You're attempting to determine the most likely set of phonemes that would have generated the sounds that you're observing - you're not attempting to work out emission parameters, you're working out the most likely set of inputs that would have produced them.
Also, your input corpus is quite small - it's unsurprising that it would converge so quickly. If you're doing this while involved with a university, see if they have access to one of the larger speech corpuses commonly used to train this kind of algorithm on.

Determinig the number of hidden states in a Hidden Markov Model

I am learning about Hidden Markov Models for classifying motion in a sequence of t image frames.
Assume I have m dimensions of feature from each frame. Then I cluster it into a symbol (for observable symbol). And I create k different HMM model for k class.
Then, how do I determine the number of hidden states for each model to optimise prediction ?
Btw, is my approach correct? If I misunderstood how to use it, please correct me:)
Thanks :)
"is my approach already correct?"
Your current approach is correct. I have done the same thing some weeks ago and had asked the same questions. I have built a gesture recognition tool.

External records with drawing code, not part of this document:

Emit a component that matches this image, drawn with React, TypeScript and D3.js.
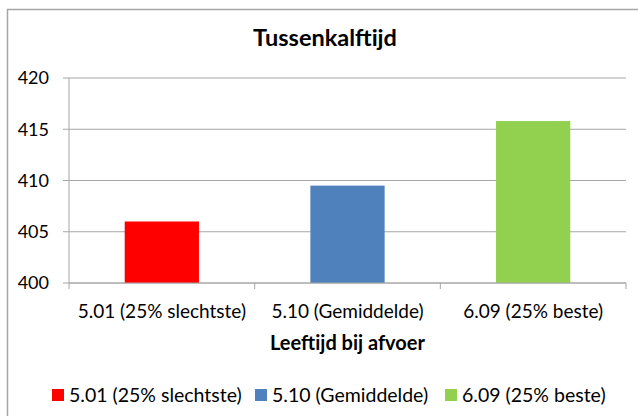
import { useEffect, useRef } from 'react';
import * as d3 from 'd3';

const categories = ['5.01 (25% slechtste)', '5.10 (Gemiddelde)', '6.09 (25% beste)'];
const values = [406.0, 409.5, 415.8];
const colors = ['#ff0000', '#4f81bd', '#92d050'];
const yTicks = [400, 405, 410, 415, 420];

const width = 638;
const height = 416;
const margin = { left: 69, right: 12, top: 78, bottom: 133 };

const App = () => {
  const svgRef = useRef<SVGSVGElement>(null);

  useEffect(() => {
    const svg = d3.select(svgRef.current);
    svg.selectAll('*').remove();
    const font = 'Lato, "Open Sans", sans-serif';

    // frame
    svg.append('rect')
      .attr('x', 7.5).attr('y', 9.5)
      .attr('width', width).attr('height', height)
      .attr('fill', '#fff')
      .attr('stroke', '#a6a6a6')
      .attr('stroke-width', 1.5);

    const x = d3.scaleBand()
      .domain(categories)
      .range([margin.left, width - margin.right])
      .paddingInner(0.6)
      .paddingOuter(0.3);

    const y = d3.scaleLinear()
      .domain([400, 420])
      .range([height - margin.bottom, margin.top]);

    // title
    svg.append('text')
      .attr('x', 325).attr('y', 46)
      .attr('text-anchor', 'middle')
      .attr('font-family', font)
      .attr('font-weight', 'bold')
      .attr('font-size', 23.5)
      .text('Tussenkalftijd');

    // gridlines
    svg.append('g')
      .selectAll('line')
      .data(yTicks)
      .enter().append('line')
      .attr('x1', margin.left - 6)
      .attr('x2', width - margin.right)
      .attr('y1', d => y(d))
      .attr('y2', d => y(d))
      .attr('stroke', '#a6a6a6')
      .attr('stroke-width', 1);

    // y axis line
    svg.append('line')
      .attr('x1', margin.left).attr('x2', margin.left)
      .attr('y1', y(420)).attr('y2', y(400))
      .attr('stroke', '#a6a6a6');

    // y tick labels
    svg.append('g')
      .selectAll('text')
      .data(yTicks)
      .enter().append('text')
      .attr('x', margin.left - 20)
      .attr('y', d => y(d))
      .attr('dy', '0.35em')
      .attr('text-anchor', 'end')
      .attr('font-family', font)
      .attr('font-size', 18)
      .text(d => d);

    // bars
    svg.append('g')
      .selectAll('rect')
      .data(values)
      .enter().append('rect')
      .attr('x', (d, i) => x(categories[i]))
      .attr('y', d => y(d))
      .attr('width', x.bandwidth())
      .attr('height', d => y(400) - y(d))
      .attr('fill', (d, i) => colors[i]);

    // x axis line + ticks at category boundaries
    const step = x.step();
    const bounds = d3.range(categories.length + 1).map(i => margin.left + i * step);
    svg.append('line')
      .attr('x1', margin.left).attr('x2', width - margin.right)
      .attr('y1', y(400)).attr('y2', y(400))
      .attr('stroke', '#a6a6a6');
    svg.append('g')
      .selectAll('line')
      .data(bounds)
      .enter().append('line')
      .attr('x1', d => d).attr('x2', d => d)
      .attr('y1', y(400)).attr('y2', y(400) + 6)
      .attr('stroke', '#a6a6a6');

    // x labels
    svg.append('g')
      .selectAll('text')
      .data(categories)
      .enter().append('text')
      .attr('x', d => x(d) + x.bandwidth() / 2)
      .attr('y', 318)
      .attr('text-anchor', 'middle')
      .attr('font-family', font)
      .attr('font-size', 19)
      .text(d => d);

    // axis title
    svg.append('text')
      .attr('x', (margin.left + width - margin.right) / 2)
      .attr('y', 350)
      .attr('text-anchor', 'middle')
      .attr('font-family', font)
      .attr('font-weight', 'bold')
      .attr('font-size', 20)
      .text('Leeftijd bij afvoer');

    // legend
    const legendX = [52, 255, 445];
    const legend = svg.append('g')
      .selectAll('g')
      .data(categories)
      .enter().append('g')
      .attr('transform', (d, i) => `translate(${legendX[i]}, 389)`);
    legend.append('rect')
      .attr('width', 12).attr('height', 12)
      .attr('fill', (d, i) => colors[i]);
    legend.append('text')
      .attr('x', 17).attr('y', 6)
      .attr('dy', '0.35em')
      .attr('font-family', font)
      .attr('font-size', 19.5)
      .text(d => d);
  }, []);

  return (
    <svg ref={svgRef} width={width} height={height}
      style={{ position: 'absolute', left: 0, top: 0, background: '#fff' }} />
  );
};

export default App;
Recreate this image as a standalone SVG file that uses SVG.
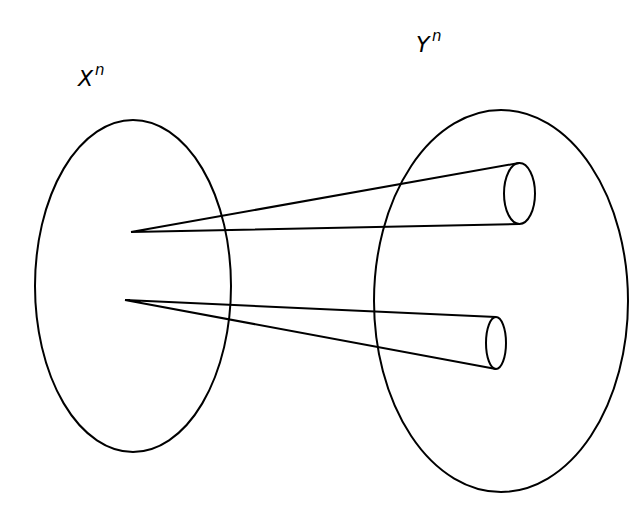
<svg xmlns="http://www.w3.org/2000/svg" width="642" height="512" viewBox="0 0 642 512">
<style>
.s{fill:none;stroke:#000;stroke-width:2}
.t{font-family:"DejaVu Sans",sans-serif;font-style:italic;fill:#000}
</style>
<rect width="642" height="512" fill="#fff"/>
<g id="Xn">
<ellipse class="s" cx="133" cy="286" rx="98" ry="166"/>
<text class="t" x="78" y="86" font-size="22">X</text>
<text class="t" x="95" y="75" font-size="15">n</text>
</g>
<g id="Yn">
<ellipse class="s" cx="501" cy="301" rx="127" ry="191"/>
<text class="t" x="416" y="52" font-size="22">Y</text>
<text class="t" x="432" y="41" font-size="15">n</text>
</g>
<g id="cone1">
<ellipse class="s" cx="519.5" cy="193.5" rx="15.5" ry="30.5"/>
</g>
<g id="cone2">
<ellipse class="s" cx="496" cy="343" rx="10" ry="26"/>
</g>
<g id="connectors">
<path class="s" d="M131 232 L519 163 M131 232 L519 224"/>
<path class="s" d="M125 300 L496 317 M125 300 L496 369"/>
</g>
</svg>
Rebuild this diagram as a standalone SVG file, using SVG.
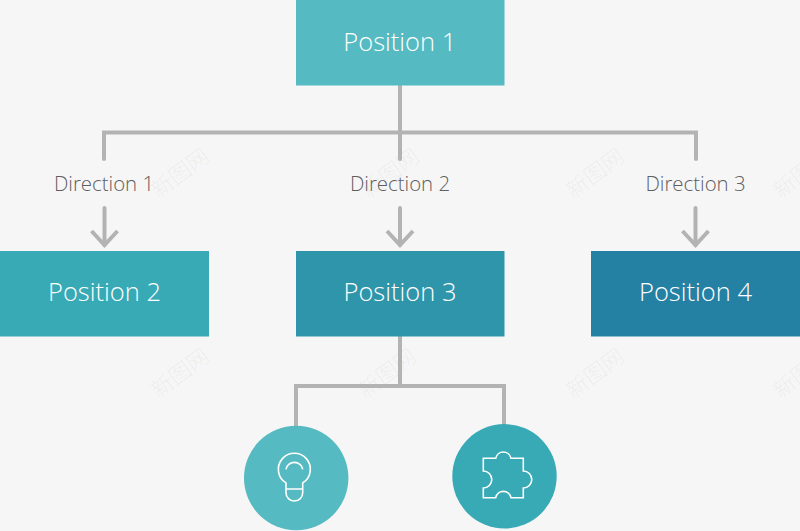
<svg xmlns="http://www.w3.org/2000/svg" width="800" height="531" viewBox="0 0 800 531">
<style>
.bg{fill:#f6f6f6}
.line{fill:none;stroke:#b3b3b3;stroke-width:4;stroke-linecap:round;stroke-linejoin:miter}
.arrow{fill:none;stroke:#b3b3b3;stroke-width:4}
.pos{font:300 25.500px "Open Sans","Noto Sans",sans-serif;fill:#fff;text-anchor:middle}
.dir{font:300 20.400px "Open Sans","Noto Sans",sans-serif;fill:#5f5f5f;text-anchor:middle}
.icon{fill:none;stroke:#fff;stroke-width:1.600}
.wm{font:22px "Noto Sans CJK SC",sans-serif;fill:#000;fill-opacity:.04;text-anchor:middle}
</style>
<rect class="bg" width="800" height="531"/>
<g id="watermarks">
<text class="wm" y="8" transform="translate(180 173) rotate(-37)">新图网</text>
<text class="wm" y="8" transform="translate(390 173) rotate(-37)">新图网</text>
<text class="wm" y="8" transform="translate(595 173) rotate(-37)">新图网</text>
<text class="wm" y="8" transform="translate(802 173) rotate(-37)">新图网</text>
<text class="wm" y="8" transform="translate(180 373) rotate(-37)">新图网</text>
<text class="wm" y="8" transform="translate(387 373) rotate(-37)">新图网</text>
<text class="wm" y="8" transform="translate(595 373) rotate(-37)">新图网</text>
<text class="wm" y="8" transform="translate(802 373) rotate(-37)">新图网</text>
</g>
<g id="connectors">
<path class="line" d="M400 85V159M104 159V132.500H696V159"/>
<path class="line" d="M104.500 208V245M400 208V245M695.500 208V245"/>
<path class="arrow" d="M91.500 231L104.500 245L117.500 231M387 231L400 245L413 231M682.500 231L695.500 245L708.500 231"/>
<path class="line" d="M400 336V386M296 430V386H504V426" style="stroke-linecap:butt"/>
</g>
<g id="position-1"><rect x="296" y="0" width="208.500" height="85.500" fill="#55bac1"/><text class="pos" x="399.800" y="50.500">Position 1</text></g>
<g id="position-2"><rect x="0" y="251" width="209" height="85.500" fill="#37aab6"/><text class="pos" x="104.500" y="301">Position 2</text></g>
<g id="position-3"><rect x="296" y="251" width="208.500" height="85.500" fill="#2f95aa"/><text class="pos" x="400" y="301">Position 3</text></g>
<g id="position-4"><rect x="591" y="251" width="209" height="85.500" fill="#2581a4"/><text class="pos" x="695.500" y="301">Position 4</text></g>
<g id="direction-1"><text class="dir" x="104" y="191">Direction 1</text></g>
<g id="direction-2"><text class="dir" x="400" y="191">Direction 2</text></g>
<g id="direction-3"><text class="dir" x="695.500" y="191">Direction 3</text></g>
<g id="bulb"><circle cx="296.200" cy="478" r="52.200" fill="#55bac1"/>
<path class="icon" d="M286 489V482.900A16 16 0 1 1 302.700 482.900V492.700A8.350 8.350 0 0 1 286 492.700ZM286 489H302.700M286 469.300A8.400 7.800 0 0 1 302.700 469.300"/>
</g>
<g id="puzzle"><circle cx="504.500" cy="476.300" r="52.200" fill="#37aab6"/>
<path class="icon" d="M483.300 458.300H495.700A7.800 7.800 0 0 1 511 458.300H523.300V471A8.500 8.500 0 0 1 523.300 488V497.700H511A7.800 7.800 0 0 0 495.700 497.700H483.300V488A8.500 8.500 0 0 0 483.300 471Z"/>
</g>
</svg>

You say you have k classes you want to recognize, so yes, you will train k HMM. For each HMM you run Forward algorithm and receive P(HMM|observation) for each hidden markov model (alternatively Viterbi decoding is also possible). Then you take the one with the highest probability.
It's also correct to see the m-dimensional feature vector as a single observation symbol. Depending on what your vector looks like, you might want to use a continuous hidden markov model or a discrete hidden markov model. Working with discrete ones is often easier and easier to train with little training data. So in case your feature vector space is continuous, you might want to consider discretization to make all values discrete (e.g. through uniform classes).
The question about discreteness is: How many classes of observations will you have?
"how to determine the number of hidden state for each model to get optimal prediction?"
However, I cannot fully answer your actual question about the number of hidden states. From what I have been taught in other areas, it seems like it's a lot of benchmarking and testing. E.g. in speech recongition we use 3 HMM states for each phonem (human sound), because sounds sound different at the beginning, in the middle and at the end. And then each different phonem gets one triple. But that was of course engineering.
In my own application I have thought like this: I wanted to define gestures and associate them with directions. Like open_firefox = [UP, RIGHT]. So I decided to use four hidden states for all four directions.
I guess finding out the best number of states is a lot about engineering and trying out different things.